In the past year the Revival Premier showed just how many kids there were out there that loved to ride bikes. We shared a night of reflection on just how far we had come, and how much there still was to learn and experience.

So, I propose to you now. Begin again. Bring your bikes (whatever style), enthusiasm, and youth and come ride again as we once did. Stay updated as our rides will be posted here as they are decided upon.

As always-Ride Your Bike...HARD

Thursday, May 6, 2010

Korean Keirin

The keirin race is kind of an obscure track event. Not obscure in the traditional sense, but obscure in that, until recently, it was not very common outside of Japan. In fact, it would not even be an Olympic event had the Japanese Keirin Association not bribed the UCI $3 million to have it included.

Keirin racing is strictly regulated in Japan, a lot of state revenue is made off gambling on races.
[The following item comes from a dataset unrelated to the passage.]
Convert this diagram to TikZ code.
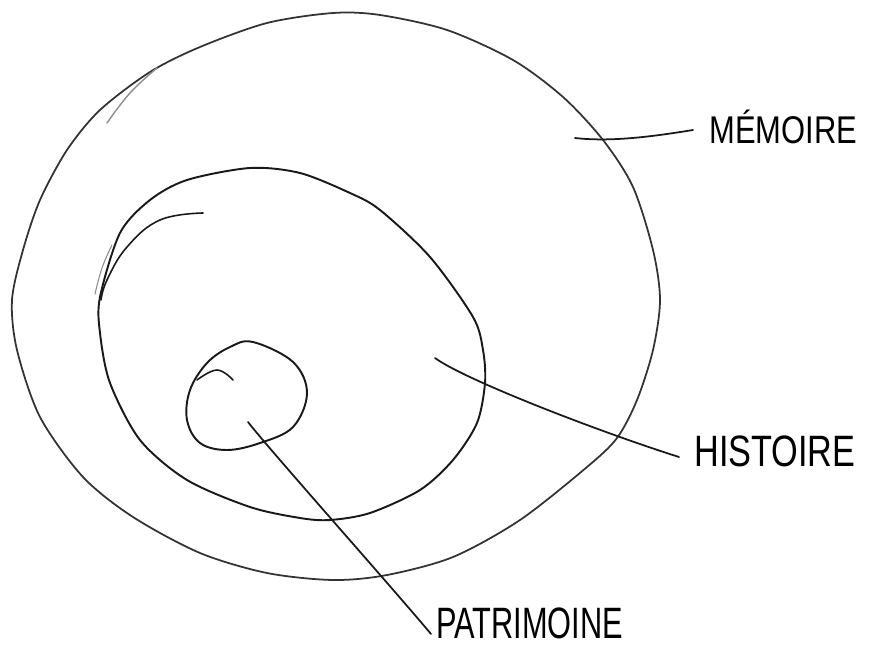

Frames and parts must be approved by NJS, a governing body which sets standards for equipment so that no rider has an unfair equipment advantage over another. When someone mentions keirin, I think of Japan and NJS bikes & parts because used keirin frames are popular here in the US.

To my surprise, I recently learned of a similar keirin racing organization in South Korea when I stumbled across a blogspot selling used Korean keirin frames. I'd seen these frames on eBay occasionaly in the past but didn't think much of them, just thought they were plain Korean track frames.

The blogspot has some sweet frames, but its hard to tell what exactly they are. This Corex for example is made of Columbus Keirin tubing and built with Nagasawa parts.

But its not really clear if they're made by Nagasawa, or if they're made by someone else building with Nagasawa parts, does Nagasawa even sell their frame parts?

This Cello Kalavinka looks pretty sweet.

This particular one has been repainted and had Kalavinka decals applied. You wouldn't know the difference if they didn't say it was a Cello. Is it a Cello or is it a Kalavinka? Does anyone know?

Even more confusing: Cello 3Rensho Now I really don't get it.

Can someone explain this builder-branding system to me?